• **STORED DATA**:

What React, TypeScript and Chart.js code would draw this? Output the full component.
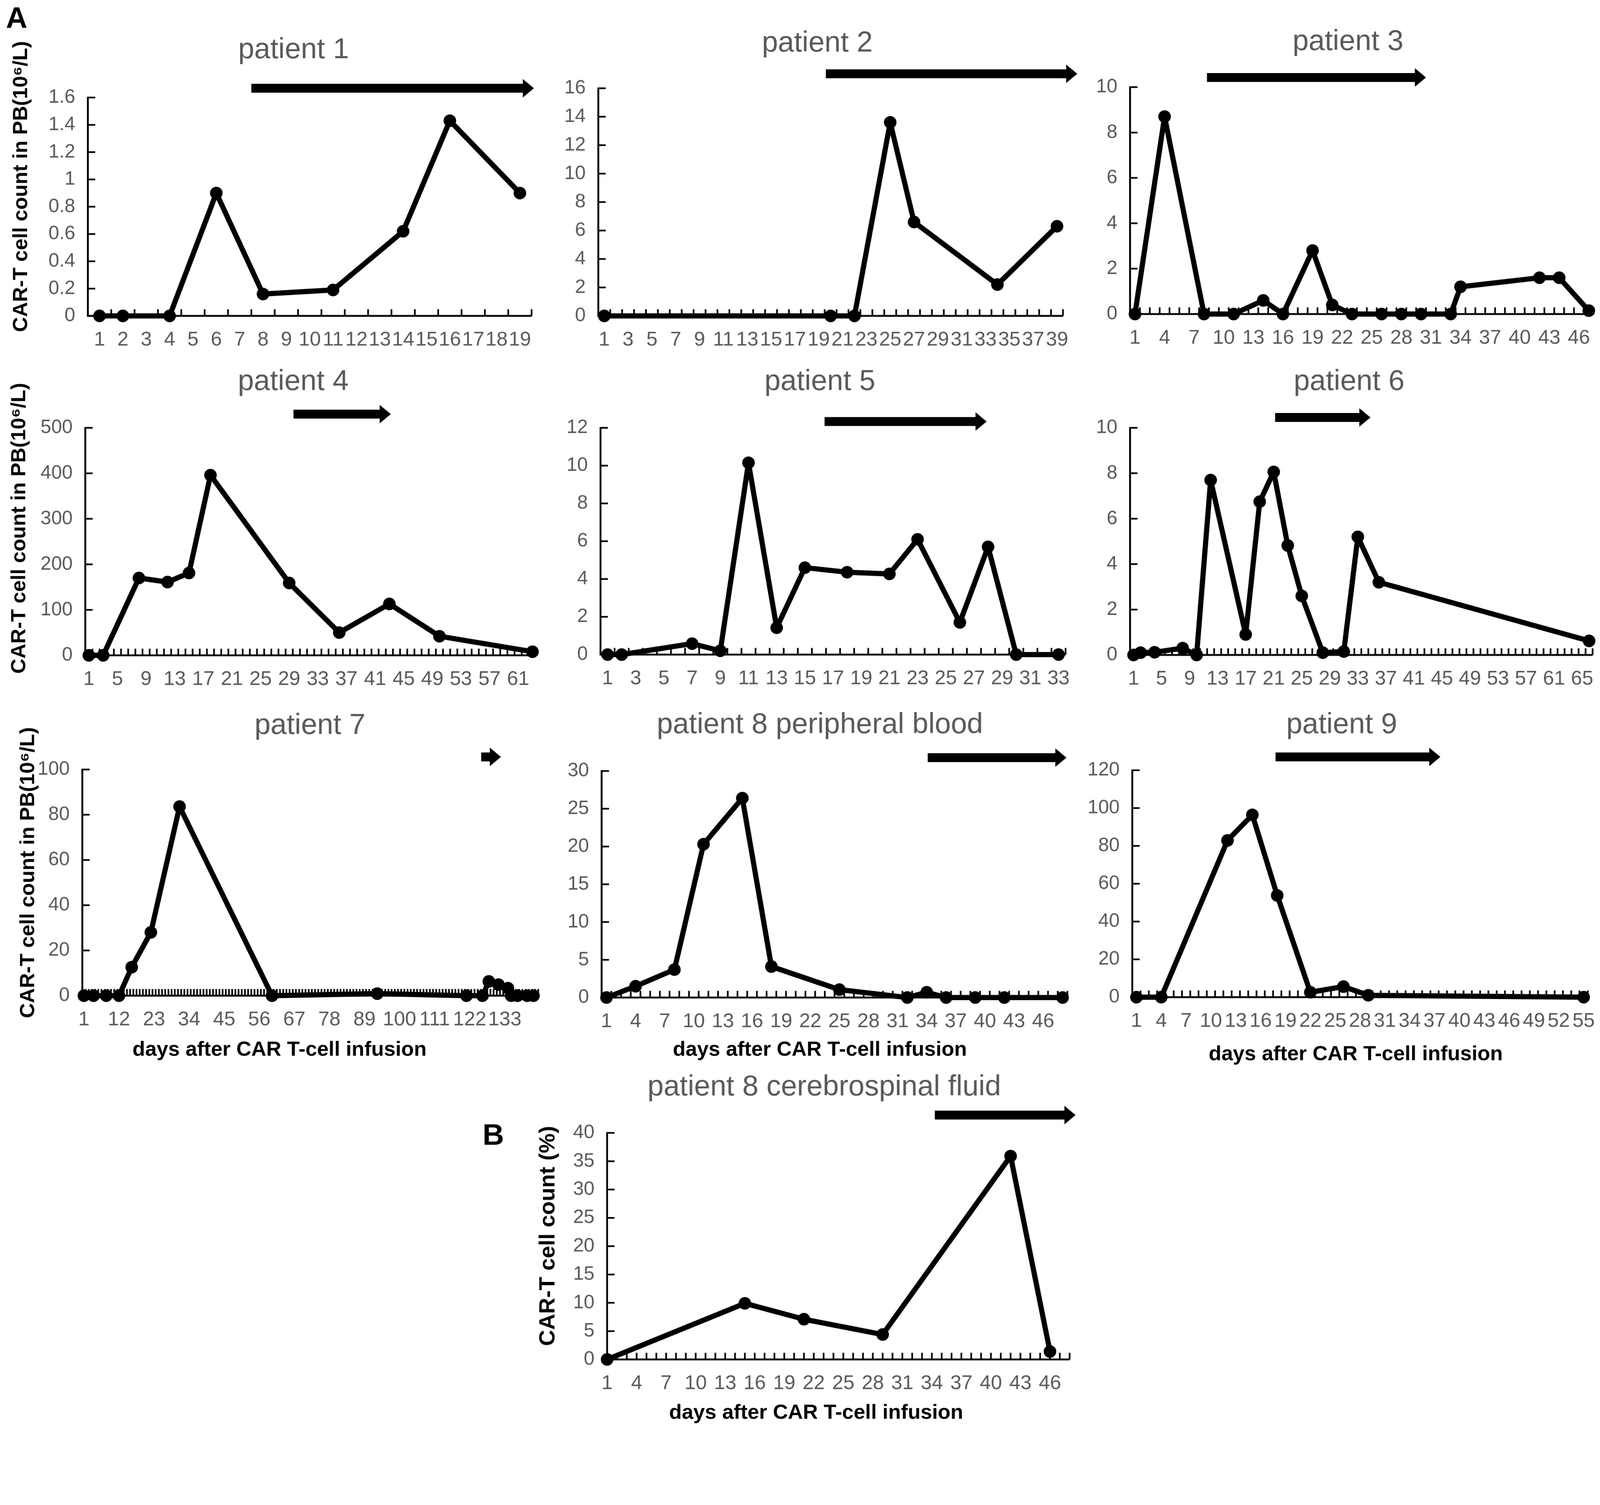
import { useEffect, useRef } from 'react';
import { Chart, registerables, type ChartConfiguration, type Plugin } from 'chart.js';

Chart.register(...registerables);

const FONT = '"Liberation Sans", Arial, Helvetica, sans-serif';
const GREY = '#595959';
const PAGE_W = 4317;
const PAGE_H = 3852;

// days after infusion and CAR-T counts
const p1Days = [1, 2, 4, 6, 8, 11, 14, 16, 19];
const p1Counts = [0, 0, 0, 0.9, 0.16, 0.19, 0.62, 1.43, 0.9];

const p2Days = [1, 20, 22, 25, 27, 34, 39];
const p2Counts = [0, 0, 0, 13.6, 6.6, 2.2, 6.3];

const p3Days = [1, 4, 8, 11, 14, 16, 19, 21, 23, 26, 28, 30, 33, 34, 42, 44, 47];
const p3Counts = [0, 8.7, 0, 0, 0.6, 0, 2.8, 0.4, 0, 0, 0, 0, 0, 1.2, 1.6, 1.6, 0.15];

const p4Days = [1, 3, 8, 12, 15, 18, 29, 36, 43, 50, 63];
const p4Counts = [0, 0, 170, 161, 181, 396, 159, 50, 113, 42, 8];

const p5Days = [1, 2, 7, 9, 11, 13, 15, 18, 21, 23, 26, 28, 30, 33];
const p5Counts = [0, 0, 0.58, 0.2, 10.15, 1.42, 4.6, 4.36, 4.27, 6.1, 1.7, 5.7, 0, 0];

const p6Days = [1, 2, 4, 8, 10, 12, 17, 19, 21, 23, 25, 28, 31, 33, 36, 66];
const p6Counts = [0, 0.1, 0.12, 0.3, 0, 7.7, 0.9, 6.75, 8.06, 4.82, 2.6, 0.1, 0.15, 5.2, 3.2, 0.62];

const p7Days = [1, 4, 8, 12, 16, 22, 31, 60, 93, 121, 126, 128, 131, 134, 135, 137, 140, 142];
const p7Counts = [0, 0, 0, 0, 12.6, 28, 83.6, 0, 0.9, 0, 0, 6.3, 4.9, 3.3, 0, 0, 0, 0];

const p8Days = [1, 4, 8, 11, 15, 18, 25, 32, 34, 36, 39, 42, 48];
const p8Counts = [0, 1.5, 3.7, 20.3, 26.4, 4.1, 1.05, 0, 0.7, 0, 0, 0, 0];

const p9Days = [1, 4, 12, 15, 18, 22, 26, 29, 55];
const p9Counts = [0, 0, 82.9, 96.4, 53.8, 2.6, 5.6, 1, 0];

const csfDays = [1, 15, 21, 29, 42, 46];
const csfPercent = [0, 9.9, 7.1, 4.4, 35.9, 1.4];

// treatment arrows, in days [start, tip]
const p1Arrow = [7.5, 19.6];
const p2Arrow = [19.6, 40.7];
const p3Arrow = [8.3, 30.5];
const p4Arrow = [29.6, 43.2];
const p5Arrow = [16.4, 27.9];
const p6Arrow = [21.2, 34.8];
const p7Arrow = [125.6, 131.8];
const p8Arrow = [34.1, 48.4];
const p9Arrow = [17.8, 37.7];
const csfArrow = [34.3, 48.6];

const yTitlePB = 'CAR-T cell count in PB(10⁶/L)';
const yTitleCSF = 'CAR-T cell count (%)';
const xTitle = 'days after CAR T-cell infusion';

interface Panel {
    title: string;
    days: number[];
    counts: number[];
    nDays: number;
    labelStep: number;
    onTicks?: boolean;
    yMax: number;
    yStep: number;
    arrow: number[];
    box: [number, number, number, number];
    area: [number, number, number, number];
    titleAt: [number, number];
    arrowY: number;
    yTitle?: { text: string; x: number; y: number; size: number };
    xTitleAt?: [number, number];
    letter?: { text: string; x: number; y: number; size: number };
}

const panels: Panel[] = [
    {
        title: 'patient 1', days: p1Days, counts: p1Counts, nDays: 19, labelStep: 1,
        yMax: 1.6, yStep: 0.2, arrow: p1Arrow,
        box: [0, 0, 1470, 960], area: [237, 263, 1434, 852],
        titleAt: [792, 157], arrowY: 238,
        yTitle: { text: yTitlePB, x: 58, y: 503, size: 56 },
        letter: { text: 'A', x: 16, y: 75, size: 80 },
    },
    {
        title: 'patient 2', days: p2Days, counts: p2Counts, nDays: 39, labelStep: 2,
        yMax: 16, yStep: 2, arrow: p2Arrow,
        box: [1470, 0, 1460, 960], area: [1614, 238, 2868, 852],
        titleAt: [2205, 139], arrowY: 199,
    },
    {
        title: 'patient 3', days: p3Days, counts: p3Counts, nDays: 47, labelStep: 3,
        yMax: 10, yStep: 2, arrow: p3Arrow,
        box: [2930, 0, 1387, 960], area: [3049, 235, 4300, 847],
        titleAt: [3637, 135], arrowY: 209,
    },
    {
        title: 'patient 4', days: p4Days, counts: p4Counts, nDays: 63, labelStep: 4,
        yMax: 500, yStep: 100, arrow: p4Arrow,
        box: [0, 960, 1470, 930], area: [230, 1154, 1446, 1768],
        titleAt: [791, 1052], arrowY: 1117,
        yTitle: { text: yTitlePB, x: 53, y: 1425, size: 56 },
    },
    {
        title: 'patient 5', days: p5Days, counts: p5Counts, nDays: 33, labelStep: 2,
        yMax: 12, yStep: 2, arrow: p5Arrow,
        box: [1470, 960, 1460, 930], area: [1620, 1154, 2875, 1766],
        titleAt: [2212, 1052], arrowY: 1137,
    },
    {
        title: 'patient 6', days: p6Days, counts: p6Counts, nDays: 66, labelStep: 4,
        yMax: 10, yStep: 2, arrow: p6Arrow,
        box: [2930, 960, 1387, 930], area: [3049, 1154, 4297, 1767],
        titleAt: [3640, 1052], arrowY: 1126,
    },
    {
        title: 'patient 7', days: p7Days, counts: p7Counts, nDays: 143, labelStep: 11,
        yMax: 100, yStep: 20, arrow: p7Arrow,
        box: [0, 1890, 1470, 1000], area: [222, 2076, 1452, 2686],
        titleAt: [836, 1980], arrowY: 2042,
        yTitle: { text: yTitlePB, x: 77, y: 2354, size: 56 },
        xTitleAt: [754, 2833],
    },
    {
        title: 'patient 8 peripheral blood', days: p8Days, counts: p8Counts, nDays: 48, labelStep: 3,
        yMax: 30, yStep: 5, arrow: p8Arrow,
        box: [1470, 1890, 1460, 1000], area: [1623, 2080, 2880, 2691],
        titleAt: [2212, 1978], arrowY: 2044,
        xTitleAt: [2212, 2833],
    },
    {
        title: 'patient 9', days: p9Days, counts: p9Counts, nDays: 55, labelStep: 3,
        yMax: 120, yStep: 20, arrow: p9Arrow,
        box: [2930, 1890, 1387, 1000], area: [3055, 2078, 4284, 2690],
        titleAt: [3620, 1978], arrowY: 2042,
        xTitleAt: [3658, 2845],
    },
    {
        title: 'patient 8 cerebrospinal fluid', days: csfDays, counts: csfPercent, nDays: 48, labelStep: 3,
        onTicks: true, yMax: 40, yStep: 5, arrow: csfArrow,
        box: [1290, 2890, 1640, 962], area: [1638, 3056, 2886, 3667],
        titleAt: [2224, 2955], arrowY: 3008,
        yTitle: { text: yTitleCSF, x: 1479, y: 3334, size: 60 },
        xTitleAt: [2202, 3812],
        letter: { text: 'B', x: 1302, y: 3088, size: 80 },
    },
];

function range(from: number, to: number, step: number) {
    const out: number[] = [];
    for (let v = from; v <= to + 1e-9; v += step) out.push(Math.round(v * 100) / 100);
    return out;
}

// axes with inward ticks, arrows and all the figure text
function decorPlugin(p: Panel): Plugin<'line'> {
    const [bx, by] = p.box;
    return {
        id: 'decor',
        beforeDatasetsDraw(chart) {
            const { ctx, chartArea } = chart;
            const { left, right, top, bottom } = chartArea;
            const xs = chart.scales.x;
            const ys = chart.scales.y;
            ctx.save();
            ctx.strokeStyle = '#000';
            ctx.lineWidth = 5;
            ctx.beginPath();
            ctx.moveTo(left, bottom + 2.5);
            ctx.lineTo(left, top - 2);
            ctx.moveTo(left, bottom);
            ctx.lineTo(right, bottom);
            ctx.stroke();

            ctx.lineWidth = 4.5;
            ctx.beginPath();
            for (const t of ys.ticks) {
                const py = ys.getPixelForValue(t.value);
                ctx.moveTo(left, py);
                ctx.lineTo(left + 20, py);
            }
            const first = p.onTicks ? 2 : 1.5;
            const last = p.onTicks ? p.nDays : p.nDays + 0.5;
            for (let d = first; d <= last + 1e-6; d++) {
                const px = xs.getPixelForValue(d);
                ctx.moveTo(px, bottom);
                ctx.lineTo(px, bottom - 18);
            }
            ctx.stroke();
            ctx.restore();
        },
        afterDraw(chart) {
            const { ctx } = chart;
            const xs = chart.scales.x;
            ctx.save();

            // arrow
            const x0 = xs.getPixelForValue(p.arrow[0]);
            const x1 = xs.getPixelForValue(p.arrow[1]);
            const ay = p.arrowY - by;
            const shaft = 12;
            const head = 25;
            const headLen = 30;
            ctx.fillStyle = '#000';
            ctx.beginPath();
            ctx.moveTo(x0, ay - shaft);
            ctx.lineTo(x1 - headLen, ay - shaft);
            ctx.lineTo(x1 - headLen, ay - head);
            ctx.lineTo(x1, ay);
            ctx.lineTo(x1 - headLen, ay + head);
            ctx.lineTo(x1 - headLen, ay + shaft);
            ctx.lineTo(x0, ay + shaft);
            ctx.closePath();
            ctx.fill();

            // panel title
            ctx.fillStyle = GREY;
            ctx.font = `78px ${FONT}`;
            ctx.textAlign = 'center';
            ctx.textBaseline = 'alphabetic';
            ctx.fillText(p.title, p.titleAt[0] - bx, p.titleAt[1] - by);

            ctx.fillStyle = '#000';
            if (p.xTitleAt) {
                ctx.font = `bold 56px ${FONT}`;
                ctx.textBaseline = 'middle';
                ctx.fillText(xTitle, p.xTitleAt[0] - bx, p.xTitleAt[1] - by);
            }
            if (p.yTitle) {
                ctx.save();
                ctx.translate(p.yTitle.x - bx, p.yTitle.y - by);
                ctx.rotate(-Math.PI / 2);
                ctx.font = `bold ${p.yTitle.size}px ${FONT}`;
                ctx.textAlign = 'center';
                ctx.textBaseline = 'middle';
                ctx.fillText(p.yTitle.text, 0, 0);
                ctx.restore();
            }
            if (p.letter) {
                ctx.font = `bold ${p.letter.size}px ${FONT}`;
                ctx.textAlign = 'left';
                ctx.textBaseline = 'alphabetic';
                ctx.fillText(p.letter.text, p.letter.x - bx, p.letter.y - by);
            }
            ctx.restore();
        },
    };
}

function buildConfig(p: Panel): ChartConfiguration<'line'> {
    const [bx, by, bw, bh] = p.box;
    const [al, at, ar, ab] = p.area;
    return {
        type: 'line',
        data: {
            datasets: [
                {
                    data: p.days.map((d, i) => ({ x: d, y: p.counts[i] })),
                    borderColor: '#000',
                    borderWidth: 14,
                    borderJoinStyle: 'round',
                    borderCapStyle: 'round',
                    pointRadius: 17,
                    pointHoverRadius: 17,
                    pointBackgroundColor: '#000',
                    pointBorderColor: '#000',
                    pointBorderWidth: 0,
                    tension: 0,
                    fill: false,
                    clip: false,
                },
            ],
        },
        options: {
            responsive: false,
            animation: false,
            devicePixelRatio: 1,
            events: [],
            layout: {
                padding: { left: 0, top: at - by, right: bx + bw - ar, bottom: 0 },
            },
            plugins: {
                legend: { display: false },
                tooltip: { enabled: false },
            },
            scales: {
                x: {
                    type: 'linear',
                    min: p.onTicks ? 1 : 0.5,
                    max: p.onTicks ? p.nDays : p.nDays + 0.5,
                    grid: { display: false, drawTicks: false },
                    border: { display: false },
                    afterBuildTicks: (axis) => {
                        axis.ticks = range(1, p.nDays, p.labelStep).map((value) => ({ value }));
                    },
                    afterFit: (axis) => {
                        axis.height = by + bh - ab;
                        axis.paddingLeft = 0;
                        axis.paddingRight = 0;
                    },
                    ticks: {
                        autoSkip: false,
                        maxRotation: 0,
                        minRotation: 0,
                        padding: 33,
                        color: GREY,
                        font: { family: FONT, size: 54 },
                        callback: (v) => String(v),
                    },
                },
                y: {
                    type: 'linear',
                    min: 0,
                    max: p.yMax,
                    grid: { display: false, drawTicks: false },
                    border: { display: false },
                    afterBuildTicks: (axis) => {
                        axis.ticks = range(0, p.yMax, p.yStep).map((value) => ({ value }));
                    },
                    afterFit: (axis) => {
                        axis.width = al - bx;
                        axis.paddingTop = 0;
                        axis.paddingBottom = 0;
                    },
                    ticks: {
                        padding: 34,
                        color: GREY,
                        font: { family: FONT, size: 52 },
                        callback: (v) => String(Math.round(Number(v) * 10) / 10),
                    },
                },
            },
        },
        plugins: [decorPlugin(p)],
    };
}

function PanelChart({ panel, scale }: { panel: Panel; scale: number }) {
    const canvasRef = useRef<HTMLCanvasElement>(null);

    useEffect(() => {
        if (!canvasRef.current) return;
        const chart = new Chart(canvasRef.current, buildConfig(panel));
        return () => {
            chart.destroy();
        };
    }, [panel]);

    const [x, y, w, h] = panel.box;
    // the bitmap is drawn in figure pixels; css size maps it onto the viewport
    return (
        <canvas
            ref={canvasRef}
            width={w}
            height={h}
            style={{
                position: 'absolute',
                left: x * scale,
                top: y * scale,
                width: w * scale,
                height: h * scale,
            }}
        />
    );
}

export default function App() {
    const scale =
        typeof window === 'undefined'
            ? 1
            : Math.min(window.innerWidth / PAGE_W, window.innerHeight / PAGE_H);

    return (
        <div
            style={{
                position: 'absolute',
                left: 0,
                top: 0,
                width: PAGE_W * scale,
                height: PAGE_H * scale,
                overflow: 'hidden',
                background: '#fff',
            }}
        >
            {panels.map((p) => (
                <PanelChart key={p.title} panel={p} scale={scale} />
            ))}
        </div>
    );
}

• **JOB**: Copy exactly the lines running from the beginning of the listing through the line that has "const csfPercent = [0, 9.9, 7.1, 4.4, 35.9, 1.4];". Drop the pictures.

• **ANSWER TO THIS PROBLEM**:
What React, TypeScript and Chart.js code would draw this? Output the full component.
import { useEffect, useRef } from 'react';
import { Chart, registerables, type ChartConfiguration, type Plugin } from 'chart.js';

Chart.register(...registerables);

const FONT = '"Liberation Sans", Arial, Helvetica, sans-serif';
const GREY = '#595959';
const PAGE_W = 4317;
const PAGE_H = 3852;

// days after infusion and CAR-T counts
const p1Days = [1, 2, 4, 6, 8, 11, 14, 16, 19];
const p1Counts = [0, 0, 0, 0.9, 0.16, 0.19, 0.62, 1.43, 0.9];

const p2Days = [1, 20, 22, 25, 27, 34, 39];
const p2Counts = [0, 0, 0, 13.6, 6.6, 2.2, 6.3];

const p3Days = [1, 4, 8, 11, 14, 16, 19, 21, 23, 26, 28, 30, 33, 34, 42, 44, 47];
const p3Counts = [0, 8.7, 0, 0, 0.6, 0, 2.8, 0.4, 0, 0, 0, 0, 0, 1.2, 1.6, 1.6, 0.15];

const p4Days = [1, 3, 8, 12, 15, 18, 29, 36, 43, 50, 63];
const p4Counts = [0, 0, 170, 161, 181, 396, 159, 50, 113, 42, 8];

const p5Days = [1, 2, 7, 9, 11, 13, 15, 18, 21, 23, 26, 28, 30, 33];
const p5Counts = [0, 0, 0.58, 0.2, 10.15, 1.42, 4.6, 4.36, 4.27, 6.1, 1.7, 5.7, 0, 0];

const p6Days = [1, 2, 4, 8, 10, 12, 17, 19, 21, 23, 25, 28, 31, 33, 36, 66];
const p6Counts = [0, 0.1, 0.12, 0.3, 0, 7.7, 0.9, 6.75, 8.06, 4.82, 2.6, 0.1, 0.15, 5.2, 3.2, 0.62];

const p7Days = [1, 4, 8, 12, 16, 22, 31, 60, 93, 121, 126, 128, 131, 134, 135, 137, 140, 142];
const p7Counts = [0, 0, 0, 0, 12.6, 28, 83.6, 0, 0.9, 0, 0, 6.3, 4.9, 3.3, 0, 0, 0, 0];

const p8Days = [1, 4, 8, 11, 15, 18, 25, 32, 34, 36, 39, 42, 48];
const p8Counts = [0, 1.5, 3.7, 20.3, 26.4, 4.1, 1.05, 0, 0.7, 0, 0, 0, 0];

const p9Days = [1, 4, 12, 15, 18, 22, 26, 29, 55];
const p9Counts = [0, 0, 82.9, 96.4, 53.8, 2.6, 5.6, 1, 0];

const csfDays = [1, 15, 21, 29, 42, 46];
const csfPercent = [0, 9.9, 7.1, 4.4, 35.9, 1.4];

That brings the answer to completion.